Cabalgata del Ninot Infantil
Here it is the children who make up the amusing, colourful, lively parades. Although its themes obviously don’t reach the same levels of mordacity as its elder namesake, this cavalcade also includes a fair dose of satire and humour, more suited to the public it is aimed at.
Cabalgata Folclórica Internacional
With the Fallas in full swing, the city centre welcomes communities and groups from around the world to portray their customs, folklore and celebrations. It is a dynamic festival that combines music and colour with elements of tradition and culture.
Ofrenda de Flores a la Virgen de los Desamparados
A floral offering to the Kingdom of Valencia’s patron saint, Our Lady of the Forsaken. All the Fallas Committees take part in this event, decked out in their finest, to present their bouquets of flowers to the enormous image of the Virgin which stands in the centre of the plaza named after her, overlooked by her Basilica.
A parade of thousands upon thousands of “Falleras” and “Falleros” fills the city streets, wearing regional costumes and adding to the visual charm with the colours of the flowers. Each Committee brings its own music band and, in some cases, a spectacular basket with the most original and creative floral decorations.
Because of their incredible numbers of participants, the Offering is held on two days (17th and 18th March) and, for many reasons, it has now become the Fallas week’s central event.
In translation, la plantà means something like “finishing touches”. It is actually the moment when the Falla’s top part is finally put in place. Since the Fallas are higher and more spectacular every year, the positioning of these pieces has become a difficult task which may take several days and which is observed with great expectation by dozens of onlookers.
Over time, the expression has become generalised: the “plantà” is now taken to be the exact moment when the Falla is completely finished and ready to be visited, with all its “ninots”, posters and various details (grass, lights, explanatory signs, etc.)
This takes place on the night of March 15th.
Cabalgata del Fuego
(Fire Parade) takes to the streets of Valencia in the evening of 19th March.
Fire is the fiesta’s symbolic spirit and the Fallas’ final destination. This is a colourful, noisy event, with floats, people in costumes, rockets, gunpowder, street performances, music – all at nightfall, as the time approaches for the Ninots to be consumed by flames.
In contrast to the Plantà, which marks the proper start of the Fallas Festival, the Cremà marks its finish.
It is probably the most popular event internationally and the one that gives the concept of “Fallas Fiesta” its full meaning: the monuments are exhibited in the street to be burnt. That is their fate and, at the same time, their grandeur.
In the small hours between the 19th and 20th of March, enormous pyres burn around the whole city.
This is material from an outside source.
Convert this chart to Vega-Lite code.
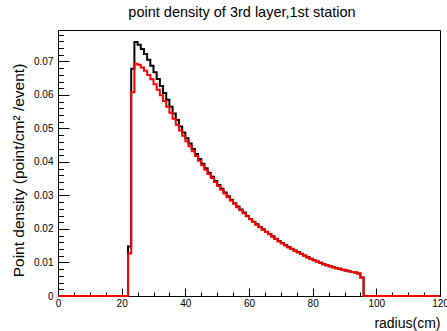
{
  "$schema": "https://vega.github.io/schema/vega-lite/v6.json",
  "width": 382,
  "height": 266,
  "autosize": {"type": "none"},
  "padding": {"left": 58, "top": 30, "right": 7, "bottom": 35},
  "background": "white",
  "config": {"view": {"stroke": "black", "strokeWidth": 1}, "font": "Liberation Sans"},
  "title": {"text": "point density of 3rd layer,1st station", "font": "Liberation Sans", "fontSize": 14.5, "fontWeight": "normal", "color": "black", "anchor": "middle", "frame": "group", "dx": -7, "offset": 10},
  "datasets": {
    "black": [
      {"r": 0, "d": 0}, {"r": 22, "d": 0.0148}, {"r": 23, "d": 0.0678}, {"r": 24, "d": 0.0758}, {"r": 25, "d": 0.0750},
      {"r": 26, "d": 0.0737}, {"r": 27, "d": 0.0722}, {"r": 28, "d": 0.0705}, {"r": 29, "d": 0.0687}, {"r": 30, "d": 0.0668},
      {"r": 31, "d": 0.0648}, {"r": 32, "d": 0.0627}, {"r": 33, "d": 0.0606}, {"r": 34, "d": 0.0586}, {"r": 35, "d": 0.0565},
      {"r": 36, "d": 0.0545}, {"r": 37, "d": 0.0525}, {"r": 38, "d": 0.0506}, {"r": 39, "d": 0.0488}, {"r": 40, "d": 0.0471},
      {"r": 41, "d": 0.0455}, {"r": 42, "d": 0.0439}, {"r": 43, "d": 0.0424}, {"r": 44, "d": 0.0409}, {"r": 45, "d": 0.0395},
      {"r": 46, "d": 0.0381}, {"r": 47, "d": 0.0368}, {"r": 48, "d": 0.0356}, {"r": 49, "d": 0.0343}, {"r": 50, "d": 0.0331},
      {"r": 51, "d": 0.0320}, {"r": 52, "d": 0.0309}, {"r": 53, "d": 0.0298}, {"r": 54, "d": 0.0287}, {"r": 55, "d": 0.0277},
      {"r": 56, "d": 0.0267}, {"r": 57, "d": 0.0258}, {"r": 58, "d": 0.0249}, {"r": 59, "d": 0.0239}, {"r": 60, "d": 0.0230},
      {"r": 61, "d": 0.0222}, {"r": 62, "d": 0.0214}, {"r": 63, "d": 0.0206}, {"r": 64, "d": 0.0199}, {"r": 65, "d": 0.0192},
      {"r": 66, "d": 0.0185}, {"r": 67, "d": 0.0178}, {"r": 68, "d": 0.0171}, {"r": 69, "d": 0.0164}, {"r": 70, "d": 0.0158},
      {"r": 71, "d": 0.0152}, {"r": 72, "d": 0.0146}, {"r": 73, "d": 0.0141}, {"r": 74, "d": 0.0136}, {"r": 75, "d": 0.0131},
      {"r": 76, "d": 0.0126}, {"r": 77, "d": 0.0121}, {"r": 78, "d": 0.0116}, {"r": 79, "d": 0.0111}, {"r": 80, "d": 0.0107},
      {"r": 81, "d": 0.0103}, {"r": 82, "d": 0.0099}, {"r": 83, "d": 0.0095}, {"r": 84, "d": 0.0092}, {"r": 85, "d": 0.0089},
      {"r": 86, "d": 0.0086}, {"r": 87, "d": 0.0083}, {"r": 88, "d": 0.0081}, {"r": 89, "d": 0.0078}, {"r": 90, "d": 0.0076},
      {"r": 91, "d": 0.0074}, {"r": 92, "d": 0.0072}, {"r": 93, "d": 0.0070}, {"r": 94, "d": 0.0067}, {"r": 95, "d": 0.0055},
      {"r": 96, "d": 0}, {"r": 120, "d": 0}
    ],
    "red": [
      {"r": 0, "d": 0}, {"r": 22, "d": 0.0127}, {"r": 23, "d": 0.0608}, {"r": 24, "d": 0.0693}, {"r": 25, "d": 0.0690},
      {"r": 26, "d": 0.0682}, {"r": 27, "d": 0.0672}, {"r": 28, "d": 0.0660}, {"r": 29, "d": 0.0647}, {"r": 30, "d": 0.0632},
      {"r": 31, "d": 0.0616}, {"r": 32, "d": 0.0599}, {"r": 33, "d": 0.0582}, {"r": 34, "d": 0.0565}, {"r": 35, "d": 0.0547},
      {"r": 36, "d": 0.0529}, {"r": 37, "d": 0.0511}, {"r": 38, "d": 0.0494}, {"r": 39, "d": 0.0478}, {"r": 40, "d": 0.0462},
      {"r": 41, "d": 0.0447}, {"r": 42, "d": 0.0432}, {"r": 43, "d": 0.0418}, {"r": 44, "d": 0.0404}, {"r": 45, "d": 0.0390},
      {"r": 46, "d": 0.0377}, {"r": 47, "d": 0.0364}, {"r": 48, "d": 0.0352}, {"r": 49, "d": 0.0340}, {"r": 50, "d": 0.0328},
      {"r": 51, "d": 0.0317}, {"r": 52, "d": 0.0306}, {"r": 53, "d": 0.0295}, {"r": 54, "d": 0.0285}, {"r": 55, "d": 0.0275},
      {"r": 56, "d": 0.0265}, {"r": 57, "d": 0.0256}, {"r": 58, "d": 0.0247}, {"r": 59, "d": 0.0238}, {"r": 60, "d": 0.0229},
      {"r": 61, "d": 0.0221}, {"r": 62, "d": 0.0213}, {"r": 63, "d": 0.0205}, {"r": 64, "d": 0.0198}, {"r": 65, "d": 0.0191},
      {"r": 66, "d": 0.0184}, {"r": 67, "d": 0.0177}, {"r": 68, "d": 0.0170}, {"r": 69, "d": 0.0163}, {"r": 70, "d": 0.0157},
      {"r": 71, "d": 0.0151}, {"r": 72, "d": 0.0145}, {"r": 73, "d": 0.0140}, {"r": 74, "d": 0.0135}, {"r": 75, "d": 0.0130},
      {"r": 76, "d": 0.0125}, {"r": 77, "d": 0.0120}, {"r": 78, "d": 0.0115}, {"r": 79, "d": 0.0111}, {"r": 80, "d": 0.0107},
      {"r": 81, "d": 0.0103}, {"r": 82, "d": 0.0099}, {"r": 83, "d": 0.0095}, {"r": 84, "d": 0.0092}, {"r": 85, "d": 0.0089},
      {"r": 86, "d": 0.0086}, {"r": 87, "d": 0.0083}, {"r": 88, "d": 0.0081}, {"r": 89, "d": 0.0078}, {"r": 90, "d": 0.0076},
      {"r": 91, "d": 0.0074}, {"r": 92, "d": 0.0072}, {"r": 93, "d": 0.0070}, {"r": 94, "d": 0.0067}, {"r": 95, "d": 0.0055},
      {"r": 96, "d": 0}, {"r": 120, "d": 0}
    ]
  },
  "layer": [
    {
      "data": {"name": "black"},
      "mark": {"type": "line", "interpolate": "step-after", "color": "black", "strokeWidth": 2},
      "encoding": {
        "x": {"field": "r", "type": "quantitative", "scale": {"domain": [0, 120], "nice": false, "zero": false},
          "axis": {"orient": "bottom", "values": [0, 20, 40, 60, 80, 100, 120], "format": "d", "tickSize": -8, "labelPadding": 10, "domain": false, "grid": false,
            "tickColor": "black", "labelColor": "black", "labelFont": "Liberation Sans", "labelFontSize": 10, "labelFlush": false, "labelOverlap": false,
            "title": "radius(cm)", "titleFont": "Liberation Sans", "titleFontSize": 14, "titleFontWeight": "normal", "titleColor": "black",
            "titleAlign": "right", "titleAnchor": "end", "titleX": 382, "titleY": 31, "titleBaseline": "alphabetic"}},
        "y": {"field": "d", "type": "quantitative", "scale": {"domain": [0, 0.0794], "nice": false, "zero": false},
          "axis": {"orient": "left", "values": [0, 0.01, 0.02, 0.03, 0.04, 0.05, 0.06, 0.07], "format": "~g", "tickSize": -11, "labelPadding": 16, "domain": false, "grid": false,
            "tickColor": "black", "labelColor": "black", "labelFont": "Liberation Sans", "labelFontSize": 10, "labelFlush": false, "labelOverlap": false,
            "title": "Point density (point/cm² /event)", "titleFont": "Liberation Sans", "titleFontSize": 15.5, "titleFontWeight": "normal", "titleColor": "black",
            "titleAngle": -90, "titleAlign": "center", "titleX": -35, "titleY": 140, "titleBaseline": "alphabetic"}}
      }
    },
    {
      "data": {"name": "red"},
      "mark": {"type": "line", "interpolate": "step-after", "color": "#ff0000", "strokeWidth": 2},
      "encoding": {
        "x": {"field": "r", "type": "quantitative",
          "axis": {"orient": "bottom", "values": [5, 10, 15, 25, 30, 35, 45, 50, 55, 65, 70, 75, 85, 90, 95, 105, 110, 115], "tickSize": -4, "labels": false, "domain": false, "grid": false, "tickColor": "black", "title": null}},
        "y": {"field": "d", "type": "quantitative",
          "axis": {"orient": "left", "values": [0.002, 0.004, 0.006, 0.008, 0.012, 0.014, 0.016, 0.018, 0.022, 0.024, 0.026, 0.028, 0.032, 0.034, 0.036, 0.038, 0.042, 0.044, 0.046, 0.048, 0.052, 0.054, 0.056, 0.058, 0.062, 0.064, 0.066, 0.068, 0.072, 0.074, 0.076, 0.078], "tickSize": -5.5, "labels": false, "domain": false, "grid": false, "tickColor": "black", "title": null}}
      }
    }
  ],
  "resolve": {"axis": {"x": "independent", "y": "independent"}}
}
The splendid monuments, which a few hours before stood proudly in the streets and squares, are reduced to ashes amidst the clamour of hundreds of people who attend the ritual every year.
Symbolically, the “Falleros” throw everything that is considered to be superfluous, harmful or simply unusable onto the bonfire and, by doing so, aim to make a new start and regenerate the spirit. This objective has always been the basis of this kind of pagan rite, since ancient times.
In each neighbourhood The Fallas Committees organize a large number of street parties known as Verbenas, where locals meet to dance and have a good time. Everyone who wants to join in is given a warm welcome, so they are ideal for visitors, who are sure to find a friendly, laid-back atmosphere.